OAKLAND — Jerry Brown is living proof of reincarnation. This time, the onetime seminary student, California governor and perennial candidate has been reborn as a radio talk show host.
For the brilliant, if distant, philosopher-politician, it is the perfect job. All he has to do is talk and, once in a while, give out a toll-free number.
Bearing his message that special-interest money is corrupting American politics, Brown began his nationally syndicated talk show this week. He broadcasts live for two hours every weekday afternoon from a studio here.
"We are going to take apart the conventional wisdom--the dumb ideas that are wrecking the country, the lies politicians tell, the greed of the corporate high and mighty, the phoniness of the wanna-be liberals," Brown says at the start of each broadcast. "There are no sacred cows on this show."
So far, more than 20 radio stations from Seattle to Biloxi, Miss., have picked up the program, but none yet in Los Angeles, San Diego or the Bay Area.
Brown sees his broadcasts as a way to broaden the populist political movement he began during his 1992 presidential campaign, hitting such themes as political reform, term limits for elected officials and preservation of the environment. Some suggest he will serve as a liberal counterpoint to conservative commentator Rush Limbaugh.
"I want to stir up citizen involvement for more progressive causes," Brown said in an interview. "That's what interests me."
Brown calls his show "We the People"--taken from the preamble of the Constitution and also the name of his grass-roots political organization. Striving for an all-American image, Brown begins each program with a country-Western theme song and a group of children reading the preamble.
In his first broadcasts, the man once branded as Gov. Moonbeam was engaging and down-to-earth, answering questions from callers, reading highlights from the day's news and at times revealing bits of insight into himself.

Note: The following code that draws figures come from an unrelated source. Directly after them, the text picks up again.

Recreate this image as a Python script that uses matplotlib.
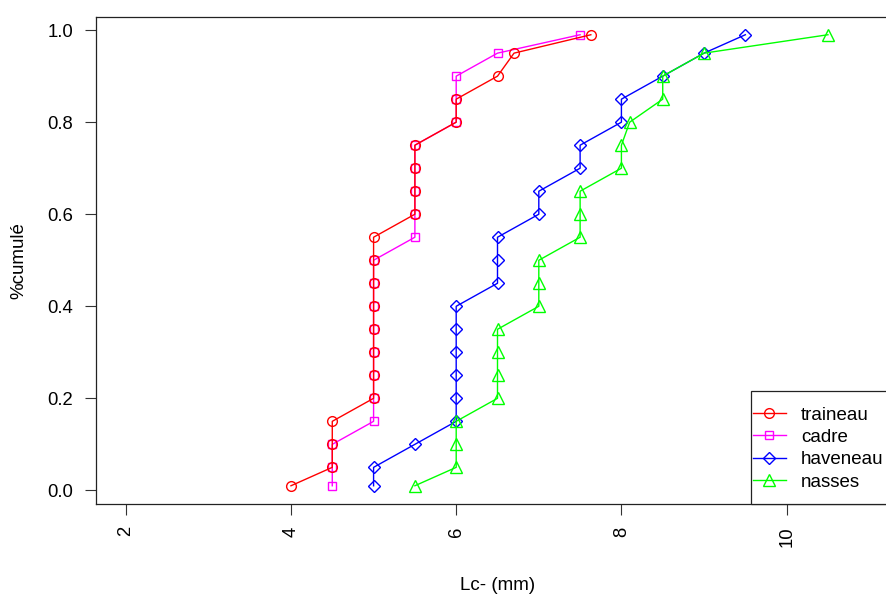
import matplotlib
matplotlib.use("Agg")
import matplotlib.pyplot as plt
from matplotlib.patches import Rectangle

plt.rcParams['font.family'] = ['Liberation Sans', 'DejaVu Sans']

# cumulative proportions (shared by all series)
pct = [0.01, 0.05, 0.10, 0.15, 0.20, 0.25, 0.30, 0.35, 0.40, 0.45, 0.50,
       0.55, 0.60, 0.65, 0.70, 0.75, 0.80, 0.85, 0.90, 0.95, 0.99]

traineau = [4.0, 4.5, 4.5, 4.5, 5.0, 5.0, 5.0, 5.0, 5.0, 5.0, 5.0,
            5.0, 5.5, 5.5, 5.5, 5.5, 6.0, 6.0, 6.5, 6.7, 7.63]
cadre = [4.5, 4.5, 4.5, 5.0, 5.0, 5.0, 5.0, 5.0, 5.0, 5.0, 5.0,
         5.5, 5.5, 5.5, 5.5, 5.5, 6.0, 6.0, 6.0, 6.5, 7.5]
haveneau = [5.0, 5.0, 5.5, 6.0, 6.0, 6.0, 6.0, 6.0, 6.0, 6.5, 6.5,
            6.5, 7.0, 7.0, 7.5, 7.5, 8.0, 8.0, 8.5, 9.0, 9.5]
nasses = [5.5, 6.0, 6.0, 6.0, 6.5, 6.5, 6.5, 6.5, 7.0, 7.0, 7.0,
          7.5, 7.5, 7.5, 8.0, 8.0, 8.1, 8.5, 8.5, 9.0, 10.5]

series_names = ['traineau', 'cadre', 'haveneau', 'nasses']
x_ticks = [2, 4, 6, 8, 10]
y_ticks = [0.0, 0.2, 0.4, 0.6, 0.8, 1.0]
x_label = 'Lc- (mm)'
y_label = '%cumulé'

W, H = 886, 595
fig = plt.figure(figsize=(W / 100, H / 100), dpi=100)
L, R, T, B = 96, 899, 16.7, 503.8
ax = fig.add_axes([L / W, 1 - B / H, (R - L) / W, (B - T) / H])

styles = {
    'traineau': dict(color='#FF0000', marker='o', ms=7.0, z=4),
    'cadre': dict(color='#FF00FF', marker='s', ms=6.0, z=3),
    'haveneau': dict(color='#0000FF', marker='D', ms=5.8, z=5),
    'nasses': dict(color='#00FF00', marker='^', ms=9.0, z=6),
}
data = {'traineau': traineau, 'cadre': cadre, 'haveneau': haveneau, 'nasses': nasses}

handles = []
for name in series_names:
    st = styles[name]
    h, = ax.plot(data[name], pct, color=st['color'], marker=st['marker'],
                 markersize=st['ms'], markerfacecolor='none',
                 markeredgecolor=st['color'], markeredgewidth=1.0,
                 linewidth=1.0, zorder=st['z'], label=name)
    handles.append(h)

ax.set_xlim(1.64, 11.36)
ax.set_ylim(-0.0292, 1.0292)
ax.set_xticks(x_ticks)
ax.set_xticklabels([str(v) for v in x_ticks], rotation=90)
ax.set_yticks(y_ticks)
ax.set_yticklabels([f"{v:.1f}" for v in y_ticks])
ax.tick_params(axis='both', direction='out', length=7.6, width=0.8,
               labelsize=13.3, color='#333333')
ax.tick_params(axis='y', pad=9.0)
ax.tick_params(axis='x', pad=8.6)
for sp in ax.spines.values():
    sp.set_linewidth(0.9)
    sp.set_color('#222222')

ax.set_xlabel(x_label, fontsize=13.5)
ax.xaxis.set_label_coords(0.5, -(585 - B) / (B - T))
ax.xaxis.label.set_va('center')
ax.set_ylabel(y_label, fontsize=13.5)
ax.yaxis.set_label_coords(-(L - 18.5) / (R - L), 0.5)
ax.yaxis.label.set_va('center')

# legend box
lx0, ly0 = 750.5, 391
fig.patches.append(Rectangle((lx0 / W, 1 - B / H), (R - lx0) / W, (B - ly0) / H,
                             transform=fig.transFigure, facecolor='white',
                             edgecolor='#222222', linewidth=0.9, zorder=10))
leg = fig.legend(handles=handles, labels=series_names, loc='center left',
                 bbox_to_anchor=(753 / W, 1 - 448.5 / H),
                 bbox_transform=fig.transFigure, frameon=False,
                 fontsize=13.5, handlelength=1.75, handletextpad=0.8,
                 labelspacing=0.28, borderpad=0.0, borderaxespad=0.0)
leg.set_zorder(11)

fig.savefig('out.png', dpi=100)
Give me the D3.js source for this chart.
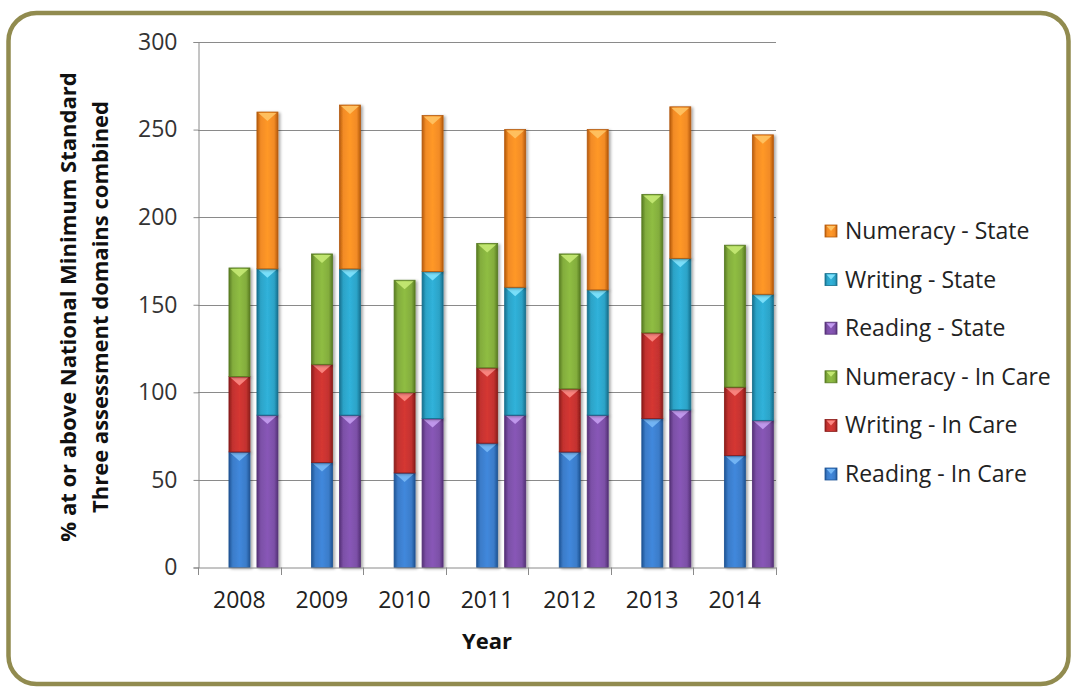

When one caller asked him if he was influenced as governor by contributions from special interests, Brown quickly admitted that he was.
"You bet I was influenced," he said. "You think you can collect $10 million or $20 million and not let it affect your judgment? Your behavior is influenced and that is the vice that is destroying us."
Brown also hopes to use the show to prompt public activism on specific issues. At one point, he gave out the White House telephone number and urged his listeners to call President Clinton to voice support for production of non-polluting cars.
In a sense, this is the role Edmund G. Brown Jr. has been training for all his many lives.
He grew up as the son of a politician, Gov. Edmund G. (Pat) Brown, and studied under the Jesuits before abandoning the idea of the priesthood. He got into politics as a member of the Los Angeles Community College Board, then won election as secretary of state in 1970.
Running as a political reformer in 1974, he was elected governor and served two terms. In some ways, he was ahead of his time, preaching an "era of limits," satellite communications and car-pool lanes before many people were ready. He ran for president twice, in 1976 and 1980, earning a national reputation for his visionary, if sometimes flaky, ideas.
But as governor, he also presided over the initial decline of the school system and got poor marks for his management of state government. In 1982, when he ran for the U.S. Senate, his reputation had fallen so low that he was defeated by the then-mayor of San Diego, Pete Wilson.
What followed was a period of self-examination. For a time, he grew a beard and studied Buddhism in Japan and learned Spanish in Mexico. He did some writing and visited Mother Teresa in India.
In 1990, he staged a comeback as chairman of the California Democratic Party, but again drew criticism over his management style when the party's gubernatorial nominee, Dianne Feinstein, lost to Wilson, then a senator.
Now he says serving as party chairman and raising millions of dollars from interest groups finally opened his eyes to the influence of money in politics. The experience prompted him to run for president in 1992 on a pledge that he would accept no contribution greater than $100.
Explaining his belated metamorphosis, Brown said, "People who work in a fish factory don't realize they stink."
These days, the 55-year-old Brown--with a decided middle-age paunch and a growing bald spot--seems more relaxed than in the past, but still has the riveting brown eyes, the prominent eyebrows and the sharp profile that helped make him a charismatic leader in the 1970s.
Brown got started on his new radio career after he was a guest on columnist Jack Anderson's talk show and mentioned it was something he would like to do. Afterward, the network that carries Anderson's show, Talk America, contacted the former governor and signed him up.